The stunning Cardinal Flower is one of our most famous native plants, and usually called Americas most vivid native flower. Each summer, brilliant red Cardinal Flower lights up the August woods all over the east, and new generations of hikers are always thrilled when they come across it in our forests. Of course, the fact that it does not bloom in spring, but adds color later, makes it of huge value in a wild garden.

This famous plant is native all the way from Quebec and Minnesota south to Florida and Texas. It is so beautiful it is over picked and now quite rare in some areas. However, if conditions are right (wet, mostly) it will grow easily, even in full sun, but is usually found as a woodland beauty along streambanks or near ponds where the soil is always moist.

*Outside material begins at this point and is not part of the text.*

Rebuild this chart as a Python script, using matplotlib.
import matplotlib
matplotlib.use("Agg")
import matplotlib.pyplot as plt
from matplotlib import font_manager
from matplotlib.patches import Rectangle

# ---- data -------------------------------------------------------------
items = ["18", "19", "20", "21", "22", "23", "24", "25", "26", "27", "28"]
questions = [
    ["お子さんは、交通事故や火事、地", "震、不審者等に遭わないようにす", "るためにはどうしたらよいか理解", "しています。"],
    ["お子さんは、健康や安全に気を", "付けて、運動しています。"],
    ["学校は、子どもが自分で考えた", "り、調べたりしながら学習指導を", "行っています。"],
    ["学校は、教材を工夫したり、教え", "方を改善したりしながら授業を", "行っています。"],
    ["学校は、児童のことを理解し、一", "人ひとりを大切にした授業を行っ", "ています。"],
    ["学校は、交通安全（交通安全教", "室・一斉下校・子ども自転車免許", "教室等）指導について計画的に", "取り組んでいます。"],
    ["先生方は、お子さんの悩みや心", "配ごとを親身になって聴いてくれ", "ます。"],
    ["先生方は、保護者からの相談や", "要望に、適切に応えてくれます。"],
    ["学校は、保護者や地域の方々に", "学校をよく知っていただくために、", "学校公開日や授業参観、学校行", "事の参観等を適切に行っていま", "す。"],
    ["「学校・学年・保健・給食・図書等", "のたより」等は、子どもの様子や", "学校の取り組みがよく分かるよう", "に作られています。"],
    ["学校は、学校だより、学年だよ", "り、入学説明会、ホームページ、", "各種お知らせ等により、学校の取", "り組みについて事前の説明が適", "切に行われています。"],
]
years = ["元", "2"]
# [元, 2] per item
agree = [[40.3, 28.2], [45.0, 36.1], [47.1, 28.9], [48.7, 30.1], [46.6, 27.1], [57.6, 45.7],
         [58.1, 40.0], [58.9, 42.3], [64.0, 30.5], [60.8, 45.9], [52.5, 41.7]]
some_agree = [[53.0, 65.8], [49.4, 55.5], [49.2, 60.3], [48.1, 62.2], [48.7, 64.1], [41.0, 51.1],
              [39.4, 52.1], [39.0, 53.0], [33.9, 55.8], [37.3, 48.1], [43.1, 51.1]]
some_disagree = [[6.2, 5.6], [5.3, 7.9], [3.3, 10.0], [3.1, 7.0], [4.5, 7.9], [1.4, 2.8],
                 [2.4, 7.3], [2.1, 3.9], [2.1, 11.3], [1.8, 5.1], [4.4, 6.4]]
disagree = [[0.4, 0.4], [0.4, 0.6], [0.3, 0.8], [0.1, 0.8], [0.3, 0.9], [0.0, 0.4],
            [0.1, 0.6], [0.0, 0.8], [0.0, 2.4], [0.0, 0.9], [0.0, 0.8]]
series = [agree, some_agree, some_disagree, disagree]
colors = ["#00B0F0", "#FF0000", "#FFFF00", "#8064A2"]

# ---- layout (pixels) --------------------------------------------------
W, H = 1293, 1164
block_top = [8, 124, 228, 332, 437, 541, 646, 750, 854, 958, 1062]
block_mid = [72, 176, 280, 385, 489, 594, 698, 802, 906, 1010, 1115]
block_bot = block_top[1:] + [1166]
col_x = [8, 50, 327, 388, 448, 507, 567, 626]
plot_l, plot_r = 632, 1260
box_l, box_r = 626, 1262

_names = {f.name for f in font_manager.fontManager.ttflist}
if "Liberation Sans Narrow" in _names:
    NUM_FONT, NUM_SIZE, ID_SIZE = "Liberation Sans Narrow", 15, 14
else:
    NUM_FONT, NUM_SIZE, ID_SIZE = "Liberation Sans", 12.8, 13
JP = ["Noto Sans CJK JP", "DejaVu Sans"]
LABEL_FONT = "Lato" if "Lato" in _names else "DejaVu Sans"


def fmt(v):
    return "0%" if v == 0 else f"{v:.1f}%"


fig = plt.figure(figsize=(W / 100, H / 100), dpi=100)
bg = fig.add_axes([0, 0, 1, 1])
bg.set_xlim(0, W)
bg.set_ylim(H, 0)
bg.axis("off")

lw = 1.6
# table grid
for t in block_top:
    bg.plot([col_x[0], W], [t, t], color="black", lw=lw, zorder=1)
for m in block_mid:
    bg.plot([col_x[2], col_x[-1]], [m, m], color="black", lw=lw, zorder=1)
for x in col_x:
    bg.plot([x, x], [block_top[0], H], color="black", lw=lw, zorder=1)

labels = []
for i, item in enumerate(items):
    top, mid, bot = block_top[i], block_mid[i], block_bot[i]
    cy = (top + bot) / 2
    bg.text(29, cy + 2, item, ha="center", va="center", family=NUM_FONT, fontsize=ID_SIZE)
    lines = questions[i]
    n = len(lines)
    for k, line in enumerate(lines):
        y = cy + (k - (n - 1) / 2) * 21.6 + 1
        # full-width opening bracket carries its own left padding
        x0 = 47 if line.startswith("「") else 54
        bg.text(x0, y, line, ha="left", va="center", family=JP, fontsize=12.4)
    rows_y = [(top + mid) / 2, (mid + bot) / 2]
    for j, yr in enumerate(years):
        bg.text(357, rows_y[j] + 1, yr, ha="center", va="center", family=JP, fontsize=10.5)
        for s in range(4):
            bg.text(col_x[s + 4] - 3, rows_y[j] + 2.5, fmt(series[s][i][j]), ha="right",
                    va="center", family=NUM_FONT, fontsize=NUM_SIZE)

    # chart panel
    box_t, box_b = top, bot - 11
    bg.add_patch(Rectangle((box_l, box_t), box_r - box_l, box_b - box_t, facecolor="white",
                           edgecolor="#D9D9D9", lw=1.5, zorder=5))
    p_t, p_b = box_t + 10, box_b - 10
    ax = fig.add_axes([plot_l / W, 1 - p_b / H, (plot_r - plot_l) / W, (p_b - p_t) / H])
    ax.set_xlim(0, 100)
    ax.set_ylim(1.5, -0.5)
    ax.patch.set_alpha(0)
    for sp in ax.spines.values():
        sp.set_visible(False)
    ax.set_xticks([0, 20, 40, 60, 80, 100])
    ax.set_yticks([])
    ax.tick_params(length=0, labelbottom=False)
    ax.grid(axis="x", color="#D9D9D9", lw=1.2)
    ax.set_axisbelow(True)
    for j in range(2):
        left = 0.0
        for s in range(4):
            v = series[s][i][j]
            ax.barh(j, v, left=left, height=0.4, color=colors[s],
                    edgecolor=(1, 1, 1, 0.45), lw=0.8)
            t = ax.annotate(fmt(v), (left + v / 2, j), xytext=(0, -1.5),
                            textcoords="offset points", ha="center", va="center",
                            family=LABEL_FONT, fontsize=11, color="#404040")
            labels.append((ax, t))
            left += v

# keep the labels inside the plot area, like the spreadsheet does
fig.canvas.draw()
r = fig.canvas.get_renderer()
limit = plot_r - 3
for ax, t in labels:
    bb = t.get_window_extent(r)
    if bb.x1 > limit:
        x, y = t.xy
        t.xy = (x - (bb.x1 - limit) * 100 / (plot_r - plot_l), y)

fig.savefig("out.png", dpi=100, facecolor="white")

It is even happy growing right in the shallow water of small creeks and brooks.

This tells you that you must supply constant moisture for Cardinal Flower, and if you do, the rewards are spectacular.

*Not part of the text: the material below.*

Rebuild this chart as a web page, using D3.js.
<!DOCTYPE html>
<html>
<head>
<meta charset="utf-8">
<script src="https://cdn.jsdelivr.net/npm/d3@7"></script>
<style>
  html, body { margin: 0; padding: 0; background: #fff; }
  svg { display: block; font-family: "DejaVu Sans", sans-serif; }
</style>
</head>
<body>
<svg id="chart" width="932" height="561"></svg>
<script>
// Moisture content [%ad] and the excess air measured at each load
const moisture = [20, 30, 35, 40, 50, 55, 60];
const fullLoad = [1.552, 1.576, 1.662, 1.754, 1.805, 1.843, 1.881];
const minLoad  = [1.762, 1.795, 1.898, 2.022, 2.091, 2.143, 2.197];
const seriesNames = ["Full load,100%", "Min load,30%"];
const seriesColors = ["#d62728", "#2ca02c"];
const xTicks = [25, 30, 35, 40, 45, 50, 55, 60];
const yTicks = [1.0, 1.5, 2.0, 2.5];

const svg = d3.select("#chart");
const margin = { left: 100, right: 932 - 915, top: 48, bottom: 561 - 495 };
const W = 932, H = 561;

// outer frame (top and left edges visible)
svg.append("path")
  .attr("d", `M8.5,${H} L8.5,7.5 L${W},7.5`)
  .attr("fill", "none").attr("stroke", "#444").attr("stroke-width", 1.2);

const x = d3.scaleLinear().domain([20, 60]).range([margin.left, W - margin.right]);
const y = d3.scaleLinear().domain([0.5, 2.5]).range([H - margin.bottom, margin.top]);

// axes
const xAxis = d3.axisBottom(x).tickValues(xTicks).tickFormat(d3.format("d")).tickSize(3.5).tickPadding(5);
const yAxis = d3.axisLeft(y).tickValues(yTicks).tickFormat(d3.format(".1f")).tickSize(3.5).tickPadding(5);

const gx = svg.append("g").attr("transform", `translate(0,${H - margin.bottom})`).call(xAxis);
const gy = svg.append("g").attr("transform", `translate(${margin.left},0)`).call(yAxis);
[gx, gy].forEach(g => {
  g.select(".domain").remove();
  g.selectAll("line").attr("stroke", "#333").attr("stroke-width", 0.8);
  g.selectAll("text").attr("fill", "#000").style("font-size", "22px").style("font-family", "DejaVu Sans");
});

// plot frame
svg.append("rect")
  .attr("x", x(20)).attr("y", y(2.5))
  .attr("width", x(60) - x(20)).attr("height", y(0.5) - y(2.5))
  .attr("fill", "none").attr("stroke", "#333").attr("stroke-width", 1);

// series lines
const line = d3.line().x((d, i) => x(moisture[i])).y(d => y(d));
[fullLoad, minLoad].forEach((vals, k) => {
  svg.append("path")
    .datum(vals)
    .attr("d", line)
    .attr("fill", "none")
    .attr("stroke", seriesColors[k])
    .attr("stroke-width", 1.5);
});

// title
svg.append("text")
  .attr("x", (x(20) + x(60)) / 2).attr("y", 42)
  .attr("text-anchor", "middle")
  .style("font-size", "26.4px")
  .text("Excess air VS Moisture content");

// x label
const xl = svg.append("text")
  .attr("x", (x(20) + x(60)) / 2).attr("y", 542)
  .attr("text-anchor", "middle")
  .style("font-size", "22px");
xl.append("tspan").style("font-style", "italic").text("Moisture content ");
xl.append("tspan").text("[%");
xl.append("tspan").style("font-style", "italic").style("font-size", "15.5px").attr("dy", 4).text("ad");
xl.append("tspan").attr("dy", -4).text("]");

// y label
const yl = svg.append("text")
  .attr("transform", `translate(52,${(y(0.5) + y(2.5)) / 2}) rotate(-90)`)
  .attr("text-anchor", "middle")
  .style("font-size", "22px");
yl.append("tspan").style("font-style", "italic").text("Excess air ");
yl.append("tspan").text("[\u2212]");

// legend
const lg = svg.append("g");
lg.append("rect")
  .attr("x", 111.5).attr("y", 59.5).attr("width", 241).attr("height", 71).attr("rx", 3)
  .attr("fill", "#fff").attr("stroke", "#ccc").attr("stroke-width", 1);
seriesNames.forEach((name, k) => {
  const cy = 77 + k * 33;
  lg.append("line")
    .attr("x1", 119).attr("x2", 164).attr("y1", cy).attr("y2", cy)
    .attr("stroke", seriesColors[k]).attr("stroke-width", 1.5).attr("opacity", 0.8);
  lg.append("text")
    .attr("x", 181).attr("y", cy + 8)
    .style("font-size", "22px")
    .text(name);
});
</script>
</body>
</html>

Growing Lobelia cardinalis Allen Armitage, the famous perennial expert writes in his Armitages Native Plants that Cardinal Flower is a short lived perennial but if...(conditions are good)... it will return many years. This is correct. It is not difficult to grow at all; it is simply difficult to maintain a clump of plants over the years, unless you are attentive. Armitage tells us he believes the plants do best in full sun. I found the opposite growing them in Vermont. But sun or shade, the most important item is the moisture. The roots should never really dry out. We had many growing along a small brook in the middle of a wooded garden (See photo above). All went well, and the plants performed with bigger and bigger flower spikes each year, until.....we had a spring flood one year. The brook raged out of its banks, and the rushing water uprooted all the plants and swept them away. So that year, we had to start over with new plants. They have very shallow roots, and come out of the mud easily.

This wild beauty is one that you must watch, and you'll learn to love it. It grows quickly and easily, but it has two very powerful enemies--people who love to pick it, destroying the display, and either too little or too much (rushing) water.